• **WORK TO COMPLETE**
Find the lines with the string "that" and return them.

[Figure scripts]
☆ ☆ ☆ ☆ ☆ ☆ ☆
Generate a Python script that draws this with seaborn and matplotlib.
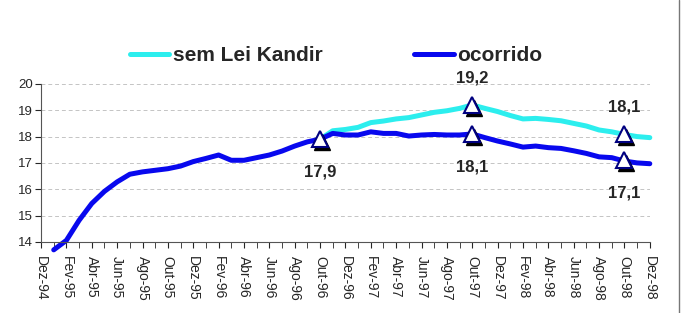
import numpy as np
import pandas as pd
import seaborn as sns
import matplotlib.pyplot as plt
import matplotlib.transforms as mtransforms
from matplotlib.lines import Line2D

meses = ['Dez', 'Jan', 'Fev', 'Mar', 'Abr', 'Mai', 'Jun', 'Jul', 'Ago', 'Set', 'Out', 'Nov']
categorias = ['Dez-94'] + [f'{meses[(i % 12)]}-{95 + (i - 1) // 12}' for i in range(1, 49)]

ocorrido = [np.nan, 13.7, 14.06, 14.82, 15.46, 15.92, 16.28, 16.57, 16.66, 16.72, 16.78, 16.88,
            17.05, 17.17, 17.30, 17.10, 17.10, 17.20, 17.30, 17.45, 17.64, 17.80, 17.90,
            18.12, 18.06, 18.06, 18.18, 18.12, 18.12, 18.02, 18.06, 18.08, 18.06, 18.06, 18.10,
            17.96, 17.83, 17.72, 17.60, 17.64, 17.58, 17.55, 17.46, 17.36, 17.23, 17.20, 17.07,
            17.00, 16.97]
sem_lei = [np.nan] * 22 + [17.90,
           18.22, 18.27, 18.35, 18.53, 18.59, 18.67, 18.72, 18.82, 18.92, 18.98, 19.07, 19.20,
           19.07, 18.95, 18.80, 18.67, 18.69, 18.65, 18.60, 18.50, 18.40, 18.25, 18.18, 18.08,
           18.00, 17.96]

destaques = [(22, 17.9, '17,9', 'below'),
             (34, 19.2, '19,2', 'above'),
             (34, 18.1, '18,1', 'below'),
             (46, 18.1, '18,1', 'above'),
             (46, 17.1, '17,1', 'below')]

df = pd.DataFrame({'mes': np.arange(len(categorias)), 'ocorrido': ocorrido, 'sem Lei Kandir': sem_lei})

sns.set_style('white')
plt.rcParams['font.family'] = ['Liberation Sans', 'DejaVu Sans']
fig = plt.figure(figsize=(6.84, 3.13), dpi=100)
ax = fig.add_axes([0.060, 0.227, 0.890, 0.505])

ciano = '#2CEEEE'
azul = '#0808EE'
sns.lineplot(data=df, x='mes', y='sem Lei Kandir', color=ciano, lw=3.6, ax=ax)
sns.lineplot(data=df, x='mes', y='ocorrido', color=azul, lw=3.6, ax=ax)
for ln in ax.get_lines():
    ln.set_clip_on(False)

# triangulos com sombra
sombra = mtransforms.offset_copy(ax.transData, fig=fig, x=2, y=-3, units='dots')
for x, y, txt, pos in destaques:
    ax.plot(x, y, marker='^', ms=11, color='black', transform=sombra, zorder=4, clip_on=False)
    ax.plot(x, y, marker='^', ms=11, mfc='white', mec='#000080', mew=1.5, zorder=5, clip_on=False)
    dy = 19.5 if pos == 'above' else -23.5
    ax.annotate(txt, (x, y), xytext=(0, dy), textcoords='offset points', ha='center',
                va='center', fontsize=12, fontweight='bold')

ax.set_xlim(0, 48)
ax.set_ylim(14, 20)
ax.set_yticks(range(14, 21))
ax.set_xticks(range(0, 49, 2))
ax.set_xticklabels(categorias[::2], rotation=-90, fontsize=10)
ax.set_xticks(range(0, 49), minor=True)
ax.tick_params(axis='y', labelsize=9.5, length=4, direction='out', left=True, pad=2)
ax.tick_params(axis='x', which='both', length=4, direction='out', bottom=True, pad=6)
ax.set_xlabel('')
ax.set_ylabel('')
ax.grid(axis='y', color='#c4c4c4', ls=(0, (4, 3)), lw=0.7)
ax.set_axisbelow(True)
for s in ['top', 'right']:
    ax.spines[s].set_visible(False)
for s in ['left', 'bottom']:
    ax.spines[s].set_color('#555555')
    ax.spines[s].set_linewidth(0.8)

handles = [Line2D([], [], color=ciano, lw=3.6), Line2D([], [], color=azul, lw=3.6)]
fig.legend(handles, ['sem Lei Kandir', 'ocorrido'], loc='center', bbox_to_anchor=(0.491, 0.823),
           ncol=2, frameon=False, columnspacing=4.4, handlelength=1.9, handletextpad=0.15,
           borderpad=0, prop={'weight': 'bold', 'size': 15})

fig.add_artist(Line2D([0.993, 0.993], [0, 1], transform=fig.transFigure, color='#777777', lw=1))

fig.savefig('out.png', dpi=100)
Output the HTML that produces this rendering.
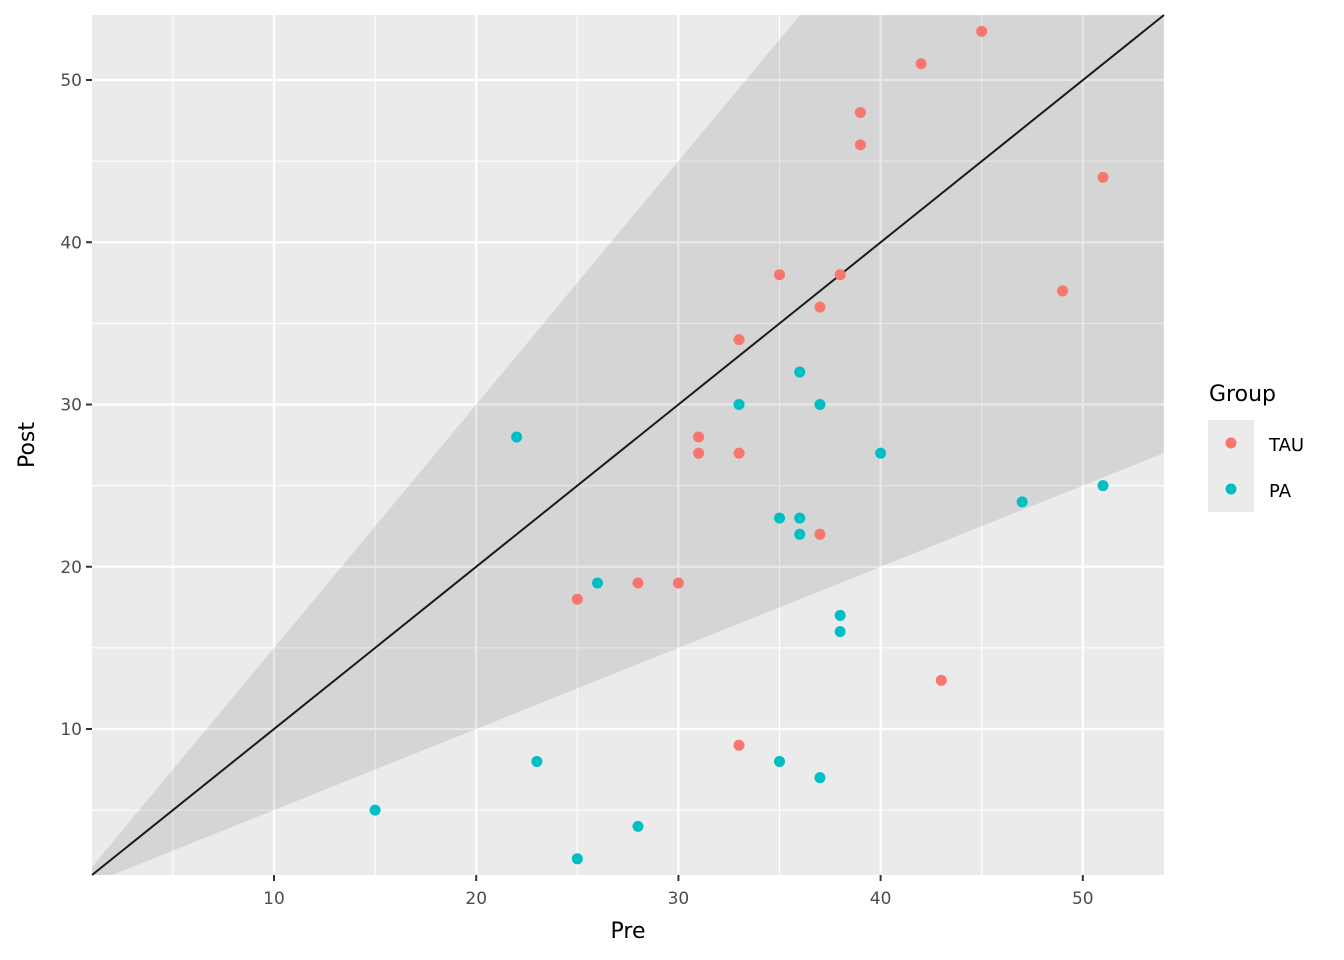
<!DOCTYPE html>
<html><head><meta charset="utf-8"><style>body{margin:0;background:#fff}svg{display:block}text{font-family:"DejaVu Sans","Liberation Sans",sans-serif}</style></head>
<body>
<svg id="s" width="1344" height="960" xmlns="http://www.w3.org/2000/svg">
<rect x="92" y="15" width="1072" height="860" fill="#EBEBEB"/>
<g id="grid"></g>
<polygon id="band" fill="#000" fill-opacity="0.089"/>
<line x1="92" y1="875" x2="1164" y2="15" stroke="#1a1a1a" stroke-width="2"/>
<g id="pts"></g>
<g id="axes" font-size="17" fill="#4D4D4D"></g>
<text x="628" y="938" font-size="22" text-anchor="middle" fill="#000">Pre</text>
<text transform="translate(34,445) rotate(-90)" font-size="22" text-anchor="middle" fill="#000">Post</text>
<text x="1209" y="401" font-size="22" fill="#000">Group</text>
<rect x="1208" y="420" width="46" height="92" fill="#EBEBEB"/>
<circle cx="1231" cy="443" r="5.5" fill="#F8766D"/>
<circle cx="1231" cy="489" r="5.5" fill="#00BFC4"/>
<text x="1269" y="451" font-size="18" fill="#000">TAU</text>
<text x="1269" y="497" font-size="18" fill="#000">PA</text>
</svg>
<script>
const X=v=>274+(v-10)*20.22, Y=v=>729-(v-10)*16.225;
const ns="http://www.w3.org/2000/svg";
function el(p,t,a,txt){const e=document.createElementNS(ns,t);for(const k in a)e.setAttribute(k,a[k]);if(txt!=null)e.textContent=txt;document.getElementById(p).appendChild(e);}
for(let v=5;v<=50;v+=5){const maj=v%10==0;
el("grid","line",{x1:X(v),x2:X(v),y1:15,y2:875,stroke:"#fff","stroke-width":maj?2.2:1.1});
el("grid","line",{y1:Y(v),y2:Y(v),x1:92,x2:1164,stroke:"#fff","stroke-width":maj?2.2:1.1});
if(maj){el("axes","text",{x:X(v),y:904,"text-anchor":"middle"},v);
el("axes","text",{x:82,y:Y(v)+6,"text-anchor":"end"},v);
el("axes","line",{x1:X(v),x2:X(v),y1:875,y2:881,stroke:"#333","stroke-width":2});
el("axes","line",{x1:86,x2:92,y1:Y(v),y2:Y(v),stroke:"#333","stroke-width":2});}}
document.getElementById("band").setAttribute("points",[[1,1.5],[36,54],[54,54],[54,27],[2,1],[1,1]].map(p=>X(p[0])+","+Y(p[1])).join(" "));
const tau=[[45,53],[42,51],[39,48],[39,46],[51,44],[35,38],[38,38],[49,37],[37,36],[33,34],[31,28],[31,27],[33,27],[37,22],[28,19],[30,19],[25,18],[43,13],[33,9]];
const pa=[[36,32],[33,30],[37,30],[22,28],[40,27],[51,25],[47,24],[35,23],[36,23],[36,22],[26,19],[38,17],[38,16],[23,8],[35,8],[37,7],[15,5],[28,4],[25,2]];
tau.forEach(p=>el("pts","circle",{cx:X(p[0]),cy:Y(p[1]),r:5.5,fill:"#F8766D"}));
pa.forEach(p=>el("pts","circle",{cx:X(p[0]),cy:Y(p[1]),r:5.5,fill:"#00BFC4"}));
</script>
</body></html>
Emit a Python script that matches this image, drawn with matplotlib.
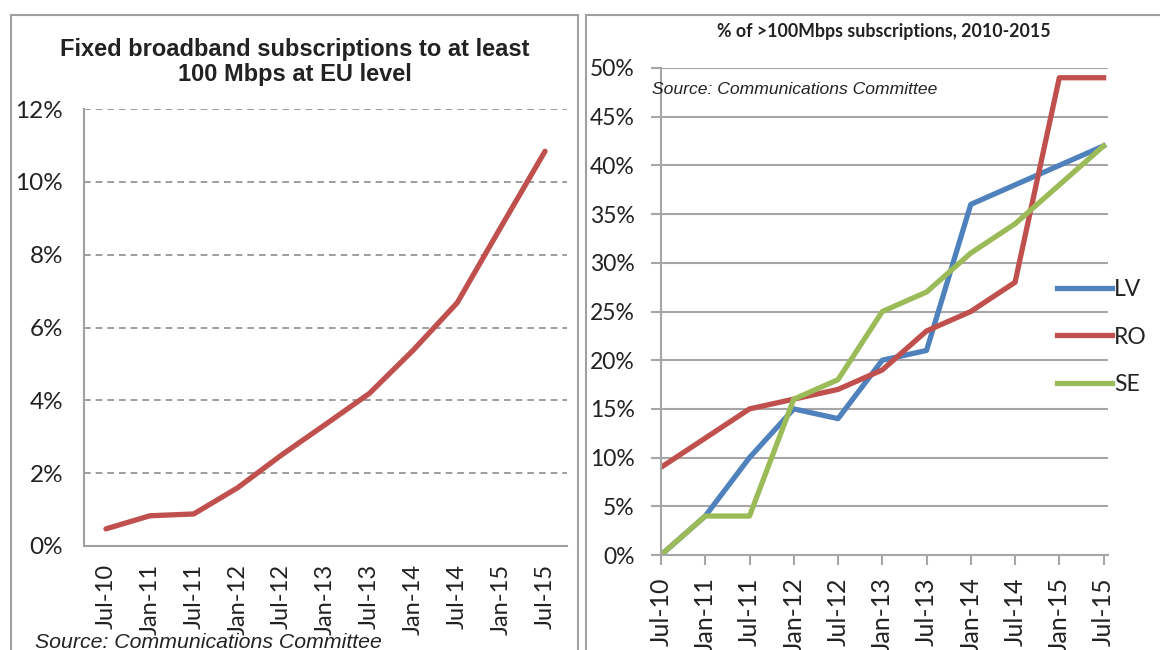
import matplotlib.pyplot as plt
from matplotlib.patches import Rectangle

# data
periods = ['Jul-10', 'Jan-11', 'Jul-11', 'Jan-12', 'Jul-12', 'Jan-13',
           'Jul-13', 'Jan-14', 'Jul-14', 'Jan-15', 'Jul-15']
eu_share = [0.47, 0.83, 0.88, 1.6, 2.5, 3.34, 4.19, 5.38, 6.68, 8.77, 10.84]
lv_share = [0, 4, 10, 15, 14, 20, 21, 36, 38, 40, 42]
ro_share = [9, 12, 15, 16, 17, 19, 23, 25, 28, 49, 49]
se_share = [0, 4, 4, 16, 18, 25, 27, 31, 34, 38, 42]

W, H = 1160, 650
tick_font = 'Lato'
grid_col = '#A6A6A6'
red = '#C0504D'
blue = '#4F81BD'
green = '#9BBB59'

fig = plt.figure(figsize=(W / 100, H / 100), dpi=100)

# panel frames
for x0, x1 in [(11, 578), (586, 1175)]:
    fig.patches.append(Rectangle((x0 / W, 0 - 0.05), (x1 - x0) / W, 1 - 15 / H + 0.05,
                                 transform=fig.transFigure, fill=False,
                                 edgecolor='#A0A0A0', linewidth=1.5))

def box(x0, y0, x1, y1):
    return [x0 / W, 1 - y1 / H, (x1 - x0) / W, (y1 - y0) / H]

# ---- left chart
ax1 = fig.add_axes(box(84, 109, 567, 546))
xs = range(len(periods))
ax1.plot(xs, eu_share, color=red, linewidth=3.8, solid_capstyle='round')
ax1.set_xlim(-0.5, 10.5)
ax1.set_ylim(0, 12)
ax1.set_yticks(range(0, 13, 2))
ax1.set_yticklabels([f'{v}%' for v in range(0, 13, 2)])
ax1.set_xticks(list(xs))
ax1.set_xticklabels(periods, rotation=90)
ax1.tick_params(length=0, labelsize=17.5, colors='#222222')
ax1.tick_params(axis='y', pad=15)
ax1.tick_params(axis='x', pad=13, labelsize=17)
for lab in ax1.get_xticklabels() + ax1.get_yticklabels():
    lab.set_family(tick_font)
ax1.yaxis.grid(True, linestyle=(0, (4, 3)), color='#8C8C8C', linewidth=1.2)
ax1.set_axisbelow(True)
for s in ['top', 'right']:
    ax1.spines[s].set_visible(False)
for s in ['left', 'bottom']:
    ax1.spines[s].set_color('#A0A0A0')
    ax1.spines[s].set_linewidth(1.5)

fig.text(295 / W, 1 - 62 / H, 'Fixed broadband subscriptions to at least\n100 Mbps at EU level',
         ha='center', va='center', fontsize=17, fontweight='bold',
         family='Liberation Sans', color='#222222', linespacing=1.15)
fig.text(35 / W, 1 - 642 / H, 'Source: Communications Committee', ha='left', va='center',
         fontsize=15.3, style='italic', family='Liberation Sans', color='#222222')

# ---- right chart
ax2 = fig.add_axes(box(661, 68, 1108, 555))
ax2.plot(xs, lv_share, color=blue, linewidth=3.8, label='LV')
ax2.plot(xs, ro_share, color=red, linewidth=3.8, label='RO')
ax2.plot(xs, se_share, color=green, linewidth=3.8, label='SE')
ax2.set_xlim(0, 10.1)
ax2.set_ylim(0, 50)
ax2.set_yticks(range(0, 51, 5))
ax2.set_yticklabels([f'{v}%' for v in range(0, 51, 5)])
ax2.set_xticks(list(xs))
ax2.set_xticklabels(periods, rotation=90)
ax2.tick_params(direction='out', length=7, width=1.5, color=grid_col,
                labelsize=18, labelcolor='#222222')
ax2.tick_params(axis='y', labelsize=16.5, pad=12)
ax2.tick_params(axis='x', pad=9)
for lab in ax2.get_xticklabels() + ax2.get_yticklabels():
    lab.set_family(tick_font)
ax2.yaxis.grid(True, color=grid_col, linewidth=1.5)
ax2.set_axisbelow(True)
for s in ['top', 'right']:
    ax2.spines[s].set_visible(False)
for s in ['left', 'bottom']:
    ax2.spines[s].set_color(grid_col)
    ax2.spines[s].set_linewidth(1.5)

leg = ax2.legend(loc='center left', bbox_to_anchor=(1036 / W, 1 - 337 / H),
                 bbox_transform=fig.transFigure, frameon=False, handlelength=2.4,
                 handletextpad=0.1, labelspacing=1.15,
                 prop={'family': tick_font, 'size': 16.5})
for t in leg.get_texts():
    t.set_color('#222222')

fig.text(884 / W, 1 - 32 / H, '% of >100Mbps subscriptions, 2010-2015', ha='center',
         va='center', fontsize=12.8, fontweight='bold', family='Lato', color='#222222')
fig.text(652 / W, 1 - 90 / H, 'Source: Communications Committee', ha='left', va='center',
         fontsize=12.6, style='italic', family='Liberation Sans', color='#222222')

fig.savefig('out.png', dpi=100)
☆ ☆ ☆ ☆ ☆ ☆ ☆
• **EXERCISE RESPONSE**
Generate a Python script that draws this with seaborn and matplotlib.
Output the HTML that produces this rendering.
Emit a Python script that matches this image, drawn with matplotlib.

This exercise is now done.